Formal Blog on Jimmy Corrigan

One of the interesting questions posed during last class was what exactly made comic books appealing as opposed to other mediums. Adam’s response in class was that comic books have the unique ability to present a narrative in moments of time and in time that may or may not be linear. This got me thinking exactly how Jimmy Corrigan takes advantage of the traits of a comic book and how exactly it is set apart from other ways other presenting a narrative. I noticed that some frames of Jimmy Corrigan immediately made me think of techniques used in film. Although the illustrations in Jimmy Corrigan do use similar techniques which I will explain further, the lack of true linear time during parts of the comic book allow each individual frame to have increased importance as well as provide for different interpretations of how the frames are fitting together.

One page that I think portrays the similarities between the comic book and film especially well occurs just a bit over halfway through. The center frame shows Jimmy entering a bedroom. The two frames directly to the left of the center show the bathroom door with a flushing sound and the door opened with Jimmy leaving. On the right of the center frame are three pictures zoomed in of items around the room. Finally, the four frames at the bottom of the page show Jimmy holding up the photo, a zoomed in picture of the photo and two more pictures of Jimmy looking at the photo, the last of which he is sniffling. The first connections that I made to techniques in film were of the extreme close up shot. If the director feels that a certain item in a room is important, the camera will zoom in on that object. Both the film and comic book medium have the same purpose of emphasizing something important that otherwise might go unnoticed. The difference in how the close up technique is used is that in film, the linear aspect of that narrative provides more context of the scene. In Jimmy Corrigan, the frames that display close ups act more as pieces of the puzzle rather than something that is blatantly important. The non-linear display of the frames allows for each close up to be interpreted differently. There is very little prior context to the frames with close ups – rather, these frames help to create a context from which the rest of the scene is understood. In this particular scene, the three close up allow the reader to see everything in the room that will eventually gain importance. Perhaps more importantly, the frames can be interpreted in a few different ways. The close-ups can be from a more omnipresent viewpoint – they are in the room so they are indentified. Or, as the center frame might suggest, they are items of Jimmy’s gaze. If the latter is indeed the case, then the page can be viewed from a more linear perspective. Otherwise, is there any true order or amount of time in between each slide? The ambiguity here is a result of the medium.
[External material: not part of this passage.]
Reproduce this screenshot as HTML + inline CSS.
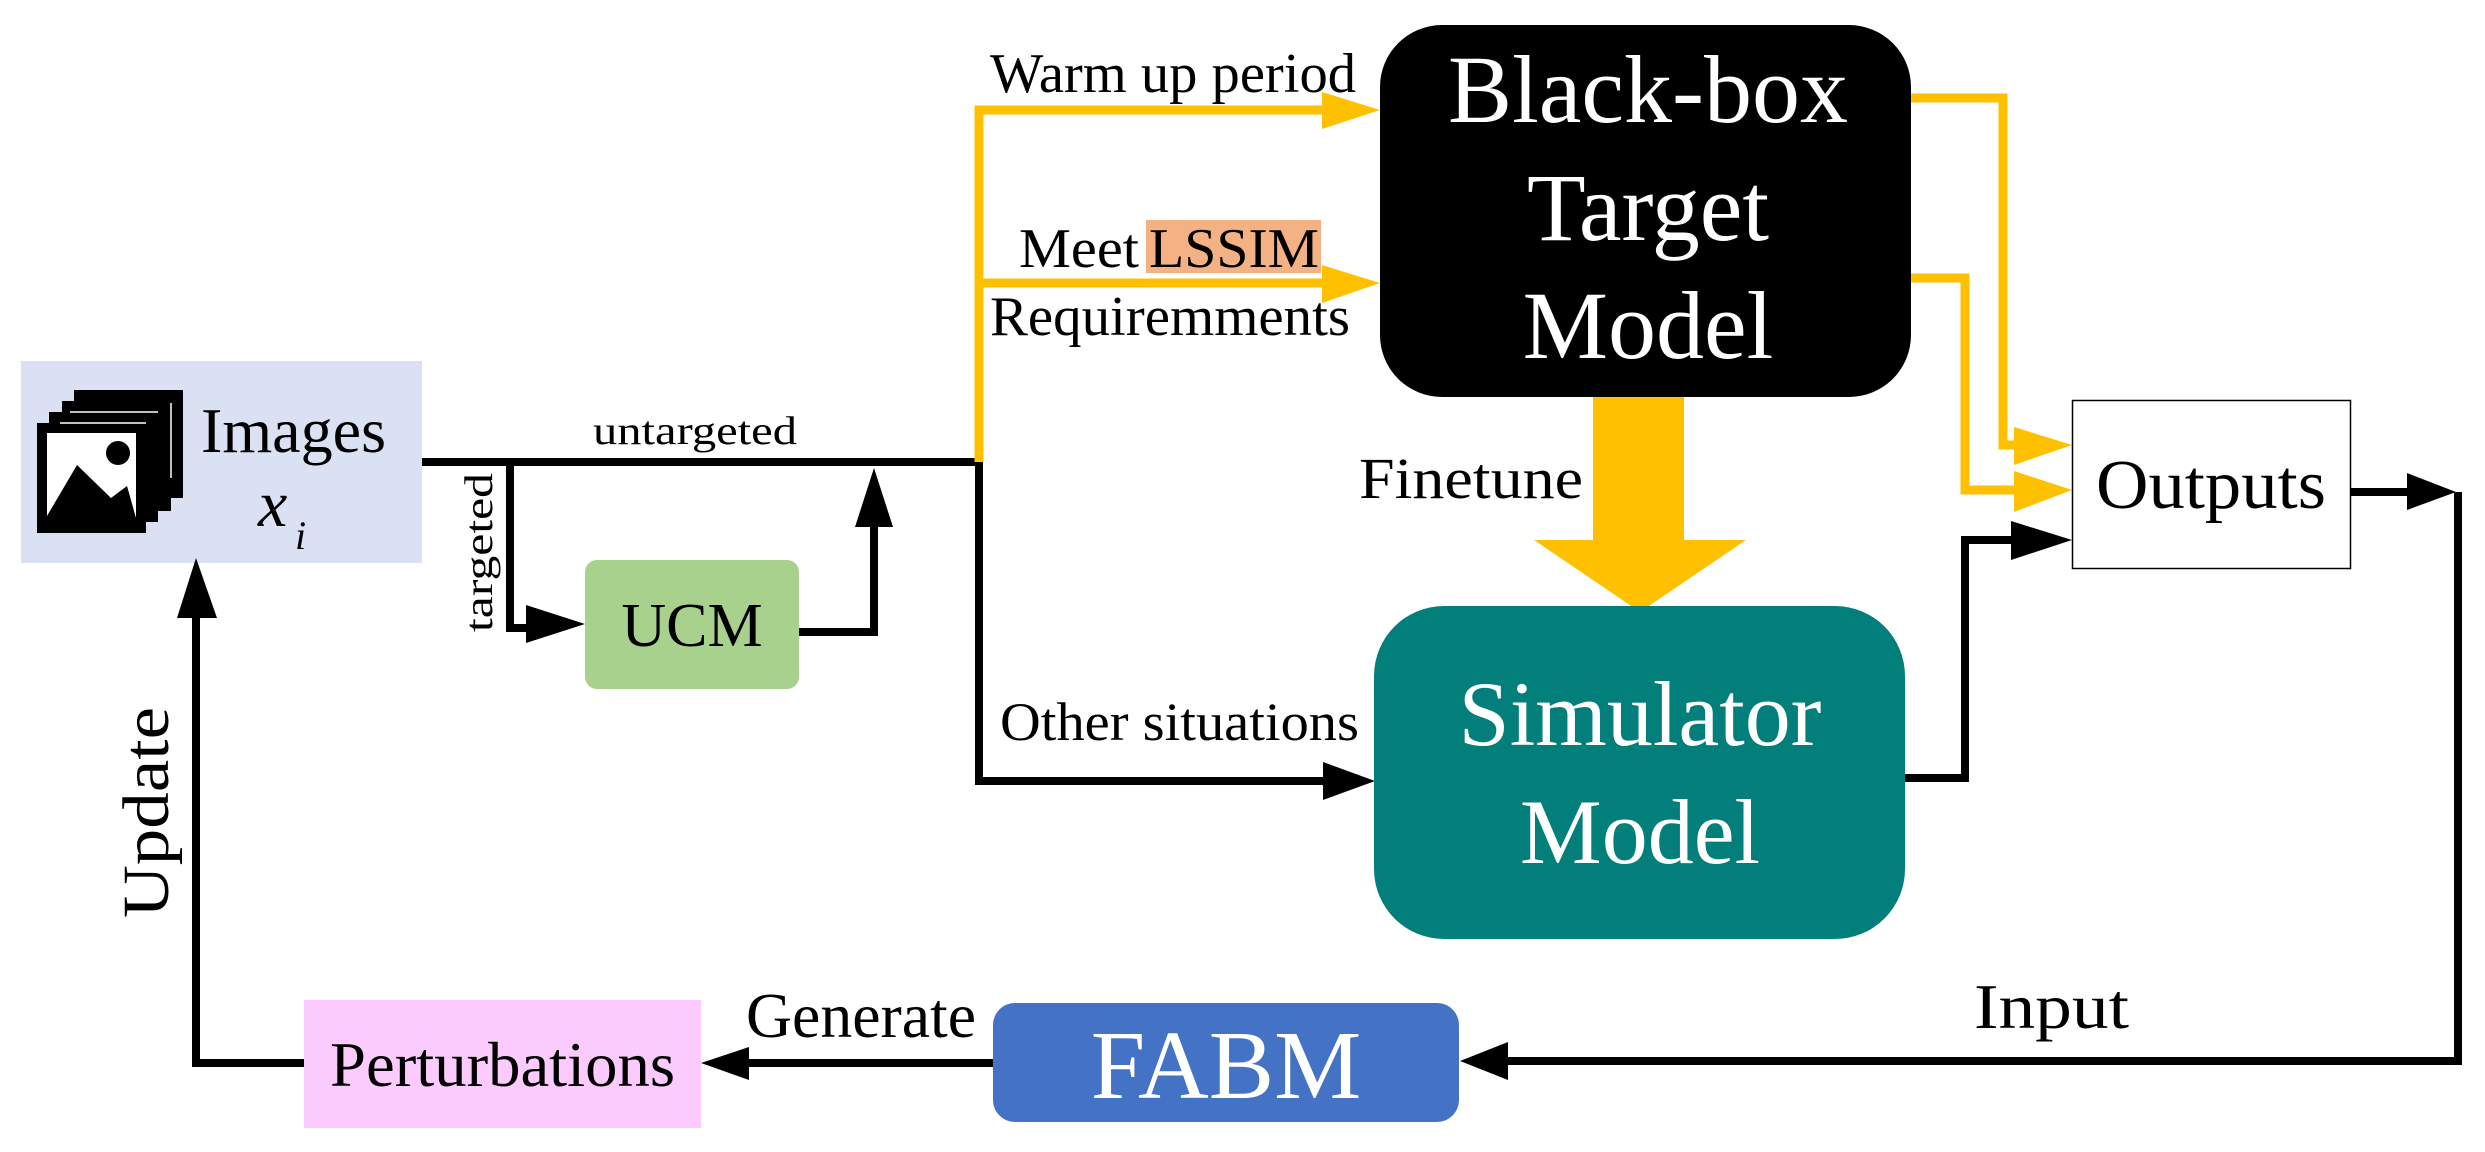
<!DOCTYPE html>
<html><head><meta charset="utf-8"><style>html,body{margin:0;padding:0;background:#fff}svg{display:block}svg text{font-family:"Liberation Serif","Times New Roman",serif}</style></head>
<body>
<svg width="2485" height="1152" viewBox="0 0 2485 1152" xmlns="http://www.w3.org/2000/svg" font-family="'Liberation Serif', serif">
<rect width="2485" height="1152" fill="#fff"/>
<!-- Images box -->
<rect x="21" y="361" width="401" height="202" fill="#dae1f3"/>
<rect x="74" y="390" width="109" height="108" fill="#000"/>
<rect x="62" y="401" width="109" height="110" fill="#000"/>
<rect x="49" y="412" width="109" height="110" fill="#000"/>
<rect x="37" y="423" width="109" height="110" fill="#000"/>
<line x1="70" y1="412" x2="158" y2="412" stroke="#fff" stroke-width="1.5"/>
<line x1="60" y1="423" x2="146" y2="423" stroke="#fff" stroke-width="1.5"/>
<line x1="171" y1="403" x2="171" y2="478" stroke="#fff" stroke-width="1.5"/>
<rect x="47" y="433" width="89" height="85" fill="#fff"/>
<circle cx="118" cy="453" r="12" fill="#000"/>
<polygon points="47,518 47,516 77,465 111,498 127,486 136,518" fill="#000"/>
<text x="201" y="452" font-size="64" textLength="185" lengthAdjust="spacingAndGlyphs">Images</text>
<text x="258" y="526" font-size="66" font-style="italic">x</text>
<text x="295" y="549" font-size="40" font-style="italic">i</text>

<!-- untargeted line -->
<line x1="422" y1="462" x2="983" y2="462" stroke="#000" stroke-width="8"/>
<text x="593" y="444" font-size="40" textLength="204" lengthAdjust="spacingAndGlyphs">untargeted</text>
<polyline points="510,462 510,628 545,628" fill="none" stroke="#000" stroke-width="8"/>
<polygon points="526,605 585,624 526,643" fill="#000"/>
<text transform="translate(492,632) rotate(-90)" font-size="40" textLength="159" lengthAdjust="spacingAndGlyphs">targeted</text>
<rect x="585" y="560" width="214" height="129" rx="12" fill="#a9d18e"/>
<text x="692" y="646" font-size="62" text-anchor="middle">UCM</text>
<polyline points="799,632 874,632 874,520" fill="none" stroke="#000" stroke-width="8"/>
<polygon points="855,527 874,468 893,527" fill="#000"/>

<!-- main vertical -->
<polyline points="979,462 979,781 1330,781" fill="none" stroke="#000" stroke-width="8"/>
<polygon points="1323,762 1375,781 1323,800" fill="#000"/>
<text x="1000" y="740" font-size="54" textLength="359" lengthAdjust="spacingAndGlyphs">Other situations</text>

<!-- yellow branches -->
<polyline points="979,462 979,110 1330,110" fill="none" stroke="#ffc000" stroke-width="9"/>
<polygon points="1322,92 1380,110 1322,129" fill="#ffc000"/>
<line x1="979" y1="283" x2="1330" y2="283" stroke="#ffc000" stroke-width="9"/>
<polygon points="1322,265 1380,283 1322,303" fill="#ffc000"/>
<text x="990" y="92" font-size="56" textLength="366" lengthAdjust="spacingAndGlyphs">Warm up period</text>
<rect x="1146" y="220" width="175" height="53" fill="#f4b183"/>
<text x="1019" y="267" font-size="56" textLength="120" lengthAdjust="spacingAndGlyphs">Meet</text>
<text x="1149" y="267" font-size="56" textLength="170" lengthAdjust="spacingAndGlyphs">LSSIM</text>
<text x="990" y="335" font-size="56" textLength="360" lengthAdjust="spacingAndGlyphs">Requiremments</text>

<!-- black box -->
<rect x="1380" y="25" width="531" height="372" rx="62" fill="#000"/>
<g fill="#fff" font-size="96" text-anchor="middle">
<text x="1648" y="122">Black-box</text>
<text x="1648" y="240">Target</text>
<text x="1648" y="358">Model</text>
</g>

<!-- finetune arrow -->
<rect x="1593" y="397" width="91" height="145" fill="#ffc000"/>
<polygon points="1534,540 1746,540 1640,612" fill="#ffc000"/>
<text x="1359" y="498" font-size="58" textLength="224" lengthAdjust="spacingAndGlyphs">Finetune</text>

<!-- simulator -->
<rect x="1374" y="606" width="531" height="333" rx="70" fill="#027f7b"/>
<g fill="#fff" font-size="92" text-anchor="middle">
<text x="1640" y="745">Simulator</text>
<text x="1640" y="863">Model</text>
</g>

<!-- right yellow to outputs -->
<polyline points="1911,98 2003,98 2003,445 2020,445" fill="none" stroke="#ffc000" stroke-width="9"/>
<polygon points="2014,427 2072,445 2014,465" fill="#ffc000"/>
<polyline points="1911,278 1965,278 1965,490 2020,490" fill="none" stroke="#ffc000" stroke-width="9"/>
<polygon points="2014,471 2072,490 2014,512" fill="#ffc000"/>
<polyline points="1905,778 1965,778 1965,540 2020,540" fill="none" stroke="#000" stroke-width="8"/>
<polygon points="2011,521 2072,540 2011,560" fill="#000"/>

<!-- outputs -->
<rect x="2072.5" y="400.5" width="278" height="168" fill="#fff" stroke="#000" stroke-width="1.5"/>
<text x="2211" y="508" font-size="70" text-anchor="middle" textLength="230" lengthAdjust="spacingAndGlyphs">Outputs</text>
<line x1="2351" y1="492" x2="2410" y2="492" stroke="#000" stroke-width="8"/>
<polygon points="2407,473 2456,492 2407,510" fill="#000"/>
<polyline points="2458,492 2458,1061 1505,1061" fill="none" stroke="#000" stroke-width="8"/>
<polygon points="1508,1042 1460,1061 1508,1080" fill="#000"/>
<text x="1974" y="1028" font-size="64" textLength="155" lengthAdjust="spacingAndGlyphs">Input</text>

<!-- FABM -->
<rect x="993" y="1003" width="466" height="119" rx="22" fill="#4472c4"/>
<text x="1226" y="1098" font-size="98" fill="#fff" text-anchor="middle">FABM</text>
<line x1="993" y1="1063" x2="745" y2="1063" stroke="#000" stroke-width="8"/>
<polygon points="749,1047 701,1063 749,1080" fill="#000"/>
<text x="746" y="1037" font-size="64" textLength="230" lengthAdjust="spacingAndGlyphs">Generate</text>

<!-- perturbations -->
<rect x="304" y="1000" width="397" height="128" fill="#fccbfd"/>
<text x="330" y="1086" font-size="64" textLength="345" lengthAdjust="spacingAndGlyphs">Perturbations</text>
<polyline points="304,1063 196,1063 196,610" fill="none" stroke="#000" stroke-width="8"/>
<polygon points="177,618 196,558 217,618" fill="#000"/>
<text transform="translate(168,918) rotate(-90)" font-size="66" textLength="211" lengthAdjust="spacingAndGlyphs">Update</text>
</svg>
</body></html>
Another quick similarity that I found between film and the comic book style of Jimmy Corrigan is the use of establishing shots/frames. Before many of the events transpire in Jimmy Corrigan, there is a zoomed out illustration. This is actually used in a similar way to establishing shots in film. The setting of the scene is established in a moderately to heavily zoomed out view. One main difference between how the comic book uses these establishing frames in comparison to film is the extent of how much the shot is used to establish setting. In film, the majority of the establishing shots are solely to present the setting. In Jimmy Corrigan, this is sometimes the case, but because the narrative frequently jumps between the present, past and subliminal, these shots sometimes act more on creating the mood for the following shots rather than establishing a true setting. This isn’t to say that these frames aren’t used to provide a context for the environment, but they usually have more of a point than their counterparts in film.

1 comment:

Adam Johns said...

This is a great, focused post on how one aspect of Ware's work works; you do a very nice job explaining the complex similarities and differences to the similar techniques in film.
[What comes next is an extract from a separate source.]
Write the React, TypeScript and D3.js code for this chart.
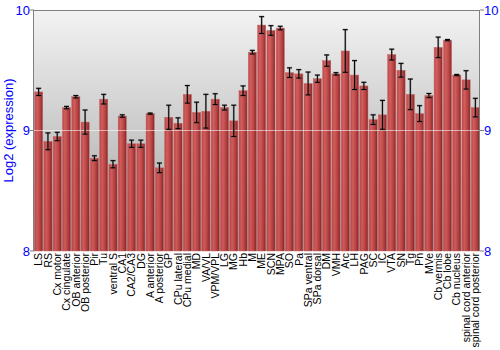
import React from "react";
import * as d3 from "d3";

const categories = ["LS","RS","Cx motor","Cx cingulate","OB anterior","OB posterior","Pir","Tu","ventral S","CA1","CA2/CA3","DG","A anterior","A posterior","GP","CPu lateral","CPu medial","MD","VA/VL","VPM/VPL","LG","MG","Hb","M","ME","SCN","MPA","SO","Pa","SPa ventral","SPa dorsal","DM","VMH","Arc","LH","PAG","SC","IC","VTA","SN","Tg","Pn","MVe","Cb vermis","Cb lobe","Cb nucleus","spinal cord anterior","spinal cord posterior"];
const values = [9.32,8.91,8.95,9.19,9.28,9.07,8.77,9.26,8.72,9.12,8.89,8.89,9.14,8.69,9.11,9.06,9.30,9.15,9.16,9.26,9.19,9.08,9.33,9.65,9.875,9.83,9.85,9.48,9.47,9.39,9.43,9.58,9.47,9.66,9.46,9.37,9.09,9.13,9.63,9.50,9.30,9.14,9.29,9.69,9.75,9.46,9.42,9.19];
const errors = [0.03,0.07,0.035,0.01,0.01,0.1,0.02,0.04,0.03,0.01,0.03,0.03,0.005,0.04,0.1,0.045,0.073,0.085,0.14,0.045,0.02,0.13,0.04,0.015,0.07,0.04,0.015,0.04,0.035,0.095,0.03,0.047,0.01,0.177,0.12,0.03,0.04,0.12,0.045,0.057,0.127,0.066,0.017,0.085,0.005,0.005,0.076,0.077];
const yTicks = [8, 9, 10];

export default function App() {
  const W = 500, H = 350;
  const left = 34, right = 480, top = 10, bottom = 251;
  const x = d3.scaleBand<string>().domain(categories).range([left, right]).paddingInner(0.12).paddingOuter(0.06);
  const y = d3.scaleLinear().domain([8, 10]).range([bottom, top]);
  const bw = x.bandwidth();
  return (
    <svg width={W} height={H} style={{ position: "absolute", left: 0, top: 0 }} fontFamily="'Liberation Sans', Arial, sans-serif">
      <defs>
        <linearGradient id="bg" x1="0" y1="0" x2="0" y2="1">
          <stop offset="0%" stopColor="#f3f3f3" />
          <stop offset="100%" stopColor="#a2a2a2" />
        </linearGradient>
        <linearGradient id="bar" x1="0" y1="0" x2="1" y2="0">
          <stop offset="0%" stopColor="#b83c3c" />
          <stop offset="30%" stopColor="#d25454" />
          <stop offset="70%" stopColor="#b53636" />
          <stop offset="100%" stopColor="#7c1a1a" />
        </linearGradient>
      </defs>
      <rect x={left} y={top} width={right - left} height={bottom - top} fill="url(#bg)" />
      {categories.map((c, i) => (
        <rect key={c} x={x(c)!} y={y(values[i])} width={bw} height={bottom - y(values[i])} fill="url(#bar)" stroke="#c86060" strokeWidth={0.5} opacity={0.92} />
      ))}
      <line x1={left} x2={right} y1={y(9)} y2={y(9)} stroke="#ffffff" strokeOpacity={0.55} strokeWidth={1} />
      {categories.map((c, i) => {
        const cx = x(c)! + bw / 2;
        const y1 = y(values[i] + errors[i]);
        const y2 = y(values[i] - errors[i]);
        return (
          <g key={"e" + c}>
            <line x1={cx} x2={cx} y1={y1} y2={y2} stroke="#555" strokeWidth={2} strokeOpacity={0.45} />
            <line x1={cx - 2.5} x2={cx + 2.5} y1={y1} y2={y1} stroke="#555" strokeWidth={2} strokeOpacity={0.45} />
            <line x1={cx - 2.5} x2={cx + 2.5} y1={y2} y2={y2} stroke="#555" strokeWidth={2} strokeOpacity={0.45} />
            <line x1={cx} x2={cx} y1={y1} y2={y2} stroke="#000" strokeWidth={1} />
            <line x1={cx - 2.5} x2={cx + 2.5} y1={y1} y2={y1} stroke="#000" strokeWidth={1} />
            <line x1={cx - 2.5} x2={cx + 2.5} y1={y2} y2={y2} stroke="#000" strokeWidth={1} />
          </g>
        );
      })}
      <line x1={left} x2={right} y1={top + 0.5} y2={top + 0.5} stroke="#808080" strokeWidth={1} />
      <line x1={left - 0.5} x2={left - 0.5} y1={top} y2={bottom} stroke="#808080" strokeWidth={1} />
      <line x1={right - 0.5} x2={right - 0.5} y1={top} y2={bottom} stroke="#808080" strokeWidth={1} />
      {yTicks.map((t) => (
        <g key={t}>
          <line x1={left - 4} x2={left} y1={y(t)} y2={y(t)} stroke="#808080" />
          <text x={left - 4} y={y(t)} dy="0.35em" textAnchor="end" fontSize={13} fill="#0000ff">{t}</text>
          <line x1={right} x2={right + 4} y1={y(t)} y2={y(t)} stroke="#808080" />
          <text x={right + 4} y={y(t)} dy="0.35em" textAnchor="start" fontSize={13} fill="#0000ff">{t}</text>
        </g>
      ))}
      <text transform={`translate(13,${(top + bottom) / 2}) rotate(-90)`} textAnchor="middle" fontSize={13} fill="#0000ff">Log2 (expression)</text>
      {categories.map((c) => (
        <text key={"l" + c} transform={`translate(${x(c)! + bw / 2},${bottom + 2}) rotate(-90)`} textAnchor="end" dy="0.35em" fontSize={10.5} fill="#000">{c}</text>
      ))}
    </svg>
  );
}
One thing this makes me think of is that in many early superhero comics the artist went to great pains to clarify the order of panels; if they didn't flow in a perfectly clear left to right, top to bottom way there they'd add arrows to clarify the flow; linearity is actually a goal. But in more contemporary superhero comics (I have a recent run of The Incredible Hulk in mind), the artist will occasionally let us be confused; a big, action-filled spread sometimes can't be read as a coherent sequence of events, because we're not provided with a clear sequence, but with visual chaos.

In my mind, at least, that's a similar difference/similarity to your discussion of comics & film.